We’ve got a stage version of the bus which we’ll be erecting you know, in St. Johns Church in Hackney. We’re also going to be bringing one or two icons from Carnival, so we’re building a replica of the wall, and there will be a replica of the tree to hang out at. You know, all those little elements, those little details are going to be on display on the day, so you know, adhering to our home made, do it yourself low-fi ethic.

TTDJ KAM: I like it, I like the sound of that.

NORMAN: Yeah and it’s not gonna be full of electronic laser lights and all this electronic gadgetry, digital this and digital that. You know, all our stuff is a labour of love, handmade, homemade, low fi.

TTDJ KAM: Old school.

NORMAN: Yeah….. well no, original school.

TTDJ KAM: I stand corrected!

We are hoping to take that bus, you know, around London and the rest of the UK over the coming years. Because if the party in proves successful in East, we’ll use a stage as a platform for live performances and live acts, something we could never do at Carnival.

TTDJ KAM: So it actually opens up some new opportunities as well then?

NORMAN: Yeah, yeah, we definitely want to showcase the live aspect to what we do and to what Good Times is about.

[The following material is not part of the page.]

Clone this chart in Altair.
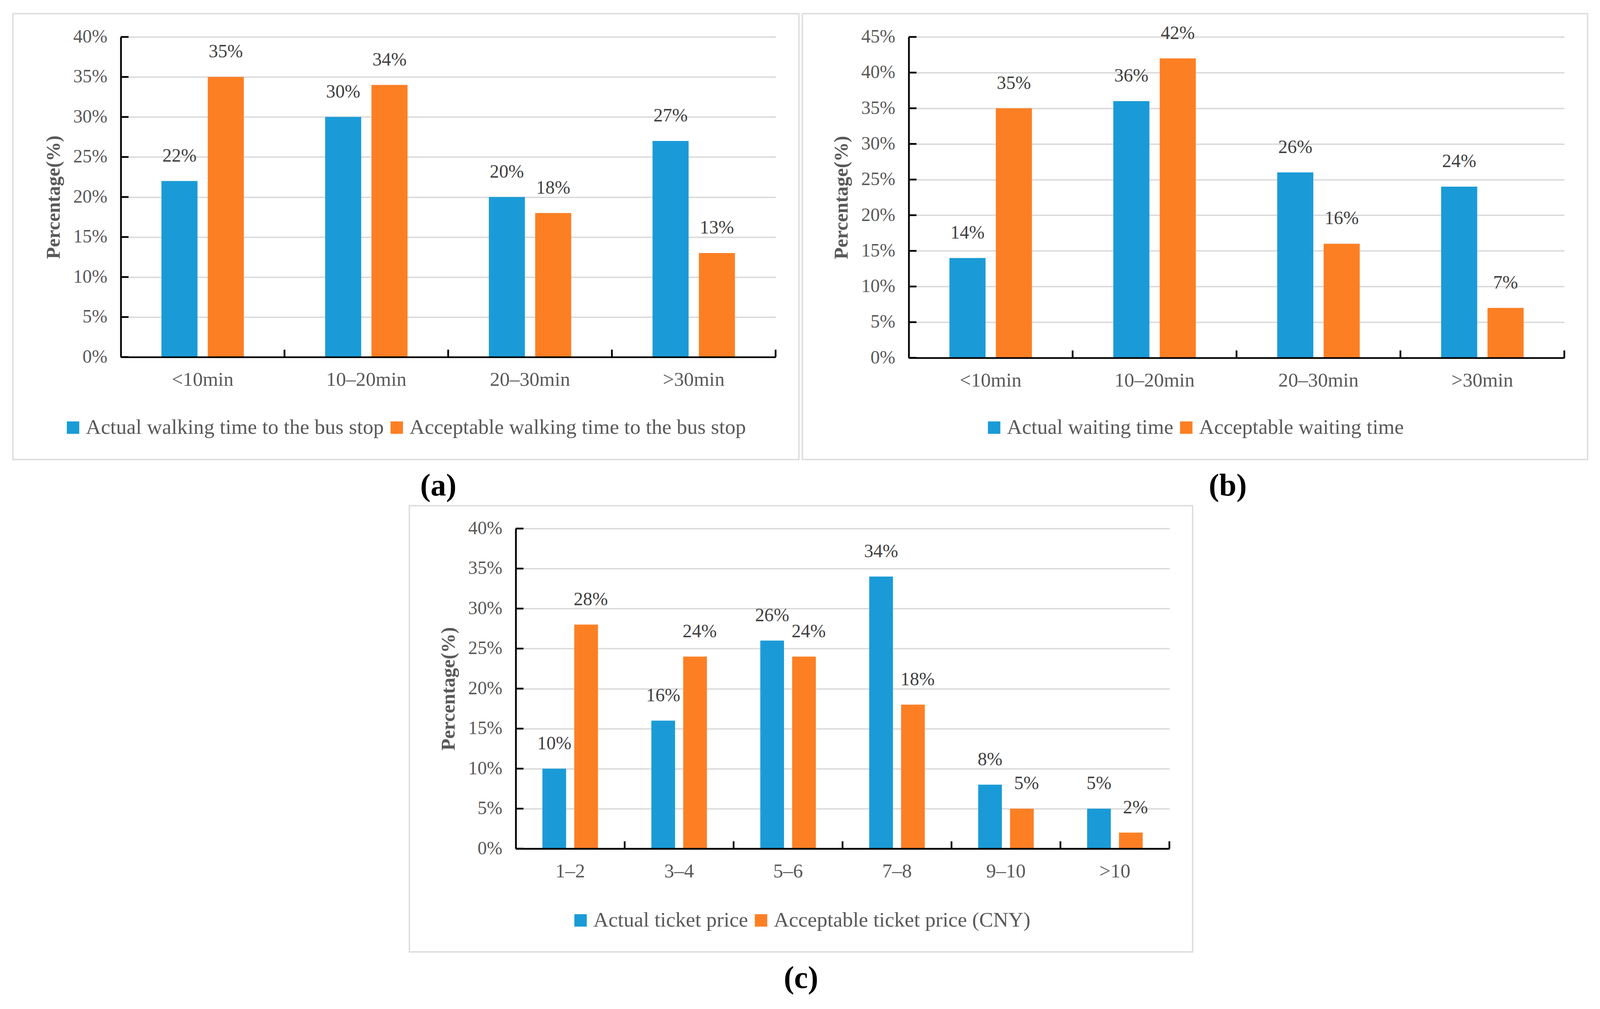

TTDJ KAM: Wicked! So the other thing I would ask, obviously you’re famous for playing an eclectic mix like you were saying earlier, you know, from doo wop through to drum and bass, and all sorts of raregroove  music as well. Are there any artists that, you know, you are listening to at the moment that your average listener might not have heard about yet and you want to kind of give a little ‘hats off’ to?

NORMAN: Yeah there is but I won’t go into that because that’s what marks us out. We provide the soundtrack but it’s the sound track and the experience rather than the individual artists. It’s the performance of the tracks, it’s the soundsystem culture. You know, the music will be great, some of the acts and artists you will know and have heard of, others you won’t but in this day and age, if you’ve got a digital smart-phone, there’s Shazam, you know half the tunes will be on Shazam, a good proportion of them will not be! That’s what keeps people coming back to us, because we’re the only place you’ll hear stuff like that, we’re the only people who can play stuff like that, that’s what marks us out as different from the rest.

TTDJ KAM: Great answer. Well listen Norman, I think that’s a great place to end it and thank you very much for taking the time out to talk to us, I wish you all the best with the East London move, it sounds like it’s going to be absolutely incredible. Thanks again for all the Good Times at Carnival.

NORMAN: Yeah nuff respect brother, don’t look at it as a session that’s over, look at it as a new beginning!